[Exercise objective]
Your task is to repeat all of the data exactly while excluding the pictures.

┌─ Data

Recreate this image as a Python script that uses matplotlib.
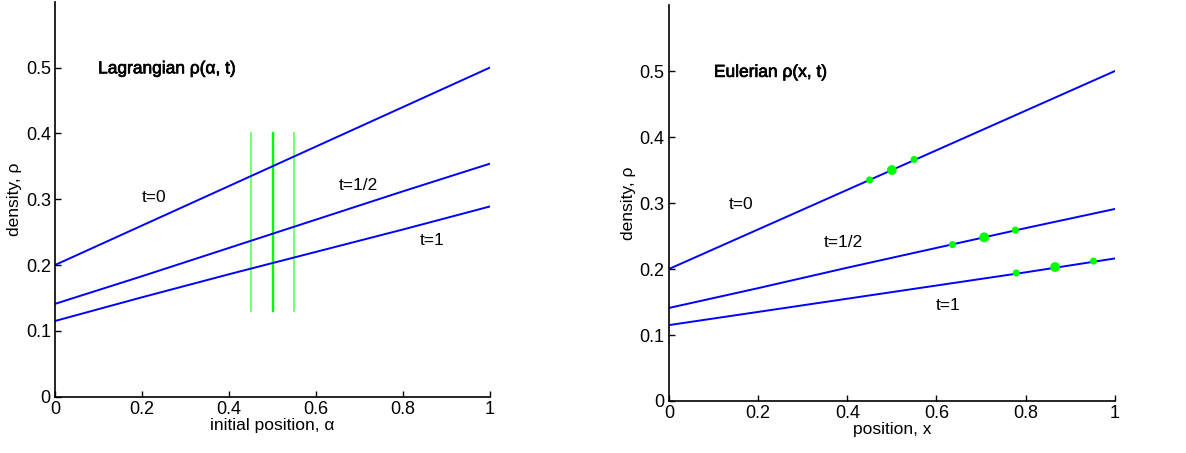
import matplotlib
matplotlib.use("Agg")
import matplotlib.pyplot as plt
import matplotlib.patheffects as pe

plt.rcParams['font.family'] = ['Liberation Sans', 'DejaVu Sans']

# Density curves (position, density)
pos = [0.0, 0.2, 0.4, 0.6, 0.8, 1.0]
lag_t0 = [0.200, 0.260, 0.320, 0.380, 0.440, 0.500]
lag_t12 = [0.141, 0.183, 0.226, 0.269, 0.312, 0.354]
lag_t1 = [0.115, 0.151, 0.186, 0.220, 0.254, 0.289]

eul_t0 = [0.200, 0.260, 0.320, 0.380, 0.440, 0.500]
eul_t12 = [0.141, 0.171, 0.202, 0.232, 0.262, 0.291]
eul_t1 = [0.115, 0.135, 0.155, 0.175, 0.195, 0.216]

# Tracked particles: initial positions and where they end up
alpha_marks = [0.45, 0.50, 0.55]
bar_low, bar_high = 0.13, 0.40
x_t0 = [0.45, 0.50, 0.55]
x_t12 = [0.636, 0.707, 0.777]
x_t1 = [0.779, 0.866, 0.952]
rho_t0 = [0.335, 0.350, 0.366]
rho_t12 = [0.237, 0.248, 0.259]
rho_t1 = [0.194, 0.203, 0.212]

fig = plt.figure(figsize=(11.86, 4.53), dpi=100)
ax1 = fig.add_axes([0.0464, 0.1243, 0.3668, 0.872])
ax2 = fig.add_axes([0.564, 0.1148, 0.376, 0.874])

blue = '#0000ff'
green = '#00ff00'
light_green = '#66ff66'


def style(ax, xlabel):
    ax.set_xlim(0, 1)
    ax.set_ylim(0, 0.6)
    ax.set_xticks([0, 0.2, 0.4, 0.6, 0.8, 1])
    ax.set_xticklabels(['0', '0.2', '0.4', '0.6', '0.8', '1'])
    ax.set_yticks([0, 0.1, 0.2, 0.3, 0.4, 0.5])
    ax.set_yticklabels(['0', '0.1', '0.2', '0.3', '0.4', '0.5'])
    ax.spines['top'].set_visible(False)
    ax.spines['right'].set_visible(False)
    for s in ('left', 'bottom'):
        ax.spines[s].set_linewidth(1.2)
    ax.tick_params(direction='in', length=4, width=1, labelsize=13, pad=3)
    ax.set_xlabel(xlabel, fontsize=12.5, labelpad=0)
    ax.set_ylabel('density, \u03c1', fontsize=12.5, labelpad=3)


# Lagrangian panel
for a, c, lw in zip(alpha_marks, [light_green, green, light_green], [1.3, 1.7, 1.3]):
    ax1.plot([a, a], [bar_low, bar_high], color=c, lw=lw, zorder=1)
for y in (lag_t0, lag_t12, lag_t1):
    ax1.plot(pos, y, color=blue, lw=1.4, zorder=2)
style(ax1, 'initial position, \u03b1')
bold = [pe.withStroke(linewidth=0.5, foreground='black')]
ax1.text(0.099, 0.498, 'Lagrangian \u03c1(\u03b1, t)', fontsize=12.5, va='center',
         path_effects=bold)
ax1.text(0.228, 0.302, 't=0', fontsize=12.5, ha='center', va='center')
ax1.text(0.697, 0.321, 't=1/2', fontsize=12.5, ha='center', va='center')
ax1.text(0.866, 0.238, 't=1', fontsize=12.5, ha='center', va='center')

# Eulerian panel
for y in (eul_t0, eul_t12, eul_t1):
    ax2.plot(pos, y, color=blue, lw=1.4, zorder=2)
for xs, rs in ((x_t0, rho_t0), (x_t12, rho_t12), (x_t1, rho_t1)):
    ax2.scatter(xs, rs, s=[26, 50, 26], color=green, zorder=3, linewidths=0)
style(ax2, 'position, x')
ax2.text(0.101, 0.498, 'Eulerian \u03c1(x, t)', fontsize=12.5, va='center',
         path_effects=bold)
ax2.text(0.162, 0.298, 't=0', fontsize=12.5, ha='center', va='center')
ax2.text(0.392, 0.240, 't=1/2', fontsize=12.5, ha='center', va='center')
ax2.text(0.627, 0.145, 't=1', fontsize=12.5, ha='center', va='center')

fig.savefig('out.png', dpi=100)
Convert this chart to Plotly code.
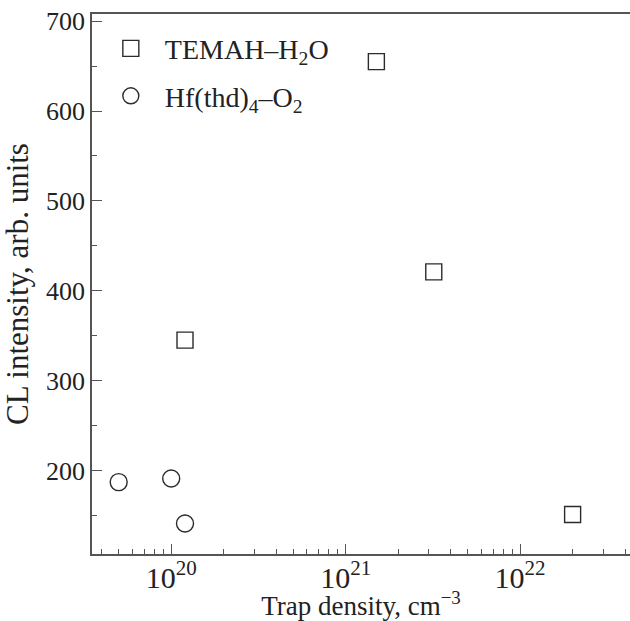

└─

[Response to the exercise]
Recreate this image as a Python script that uses matplotlib.
import matplotlib
matplotlib.use("Agg")
import matplotlib.pyplot as plt
import matplotlib.patheffects as pe

plt.rcParams['font.family'] = ['Liberation Sans', 'DejaVu Sans']

# Density curves (position, density)
pos = [0.0, 0.2, 0.4, 0.6, 0.8, 1.0]
lag_t0 = [0.200, 0.260, 0.320, 0.380, 0.440, 0.500]
lag_t12 = [0.141, 0.183, 0.226, 0.269, 0.312, 0.354]
lag_t1 = [0.115, 0.151, 0.186, 0.220, 0.254, 0.289]

eul_t0 = [0.200, 0.260, 0.320, 0.380, 0.440, 0.500]
eul_t12 = [0.141, 0.171, 0.202, 0.232, 0.262, 0.291]
eul_t1 = [0.115, 0.135, 0.155, 0.175, 0.195, 0.216]

# Tracked particles: initial positions and where they end up
alpha_marks = [0.45, 0.50, 0.55]
bar_low, bar_high = 0.13, 0.40
x_t0 = [0.45, 0.50, 0.55]
x_t12 = [0.636, 0.707, 0.777]
x_t1 = [0.779, 0.866, 0.952]
rho_t0 = [0.335, 0.350, 0.366]
rho_t12 = [0.237, 0.248, 0.259]
rho_t1 = [0.194, 0.203, 0.212]

fig = plt.figure(figsize=(11.86, 4.53), dpi=100)
ax1 = fig.add_axes([0.0464, 0.1243, 0.3668, 0.872])
ax2 = fig.add_axes([0.564, 0.1148, 0.376, 0.874])

blue = '#0000ff'
green = '#00ff00'
light_green = '#66ff66'


def style(ax, xlabel):
    ax.set_xlim(0, 1)
    ax.set_ylim(0, 0.6)
    ax.set_xticks([0, 0.2, 0.4, 0.6, 0.8, 1])
    ax.set_xticklabels(['0', '0.2', '0.4', '0.6', '0.8', '1'])
    ax.set_yticks([0, 0.1, 0.2, 0.3, 0.4, 0.5])
    ax.set_yticklabels(['0', '0.1', '0.2', '0.3', '0.4', '0.5'])
    ax.spines['top'].set_visible(False)
    ax.spines['right'].set_visible(False)
    for s in ('left', 'bottom'):
        ax.spines[s].set_linewidth(1.2)
    ax.tick_params(direction='in', length=4, width=1, labelsize=13, pad=3)
    ax.set_xlabel(xlabel, fontsize=12.5, labelpad=0)
    ax.set_ylabel('density, \u03c1', fontsize=12.5, labelpad=3)


# Lagrangian panel
for a, c, lw in zip(alpha_marks, [light_green, green, light_green], [1.3, 1.7, 1.3]):
    ax1.plot([a, a], [bar_low, bar_high], color=c, lw=lw, zorder=1)
for y in (lag_t0, lag_t12, lag_t1):
    ax1.plot(pos, y, color=blue, lw=1.4, zorder=2)
style(ax1, 'initial position, \u03b1')
bold = [pe.withStroke(linewidth=0.5, foreground='black')]
ax1.text(0.099, 0.498, 'Lagrangian \u03c1(\u03b1, t)', fontsize=12.5, va='center',
         path_effects=bold)
ax1.text(0.228, 0.302, 't=0', fontsize=12.5, ha='center', va='center')
ax1.text(0.697, 0.321, 't=1/2', fontsize=12.5, ha='center', va='center')
ax1.text(0.866, 0.238, 't=1', fontsize=12.5, ha='center', va='center')

# Eulerian panel
for y in (eul_t0, eul_t12, eul_t1):
    ax2.plot(pos, y, color=blue, lw=1.4, zorder=2)
for xs, rs in ((x_t0, rho_t0), (x_t12, rho_t12), (x_t1, rho_t1)):
    ax2.scatter(xs, rs, s=[26, 50, 26], color=green, zorder=3, linewidths=0)
style(ax2, 'position, x')
ax2.text(0.101, 0.498, 'Eulerian \u03c1(x, t)', fontsize=12.5, va='center',
         path_effects=bold)
ax2.text(0.162, 0.298, 't=0', fontsize=12.5, ha='center', va='center')
ax2.text(0.392, 0.240, 't=1/2', fontsize=12.5, ha='center', va='center')
ax2.text(0.627, 0.145, 't=1', fontsize=12.5, ha='center', va='center')

fig.savefig('out.png', dpi=100)
Convert this chart to Plotly code.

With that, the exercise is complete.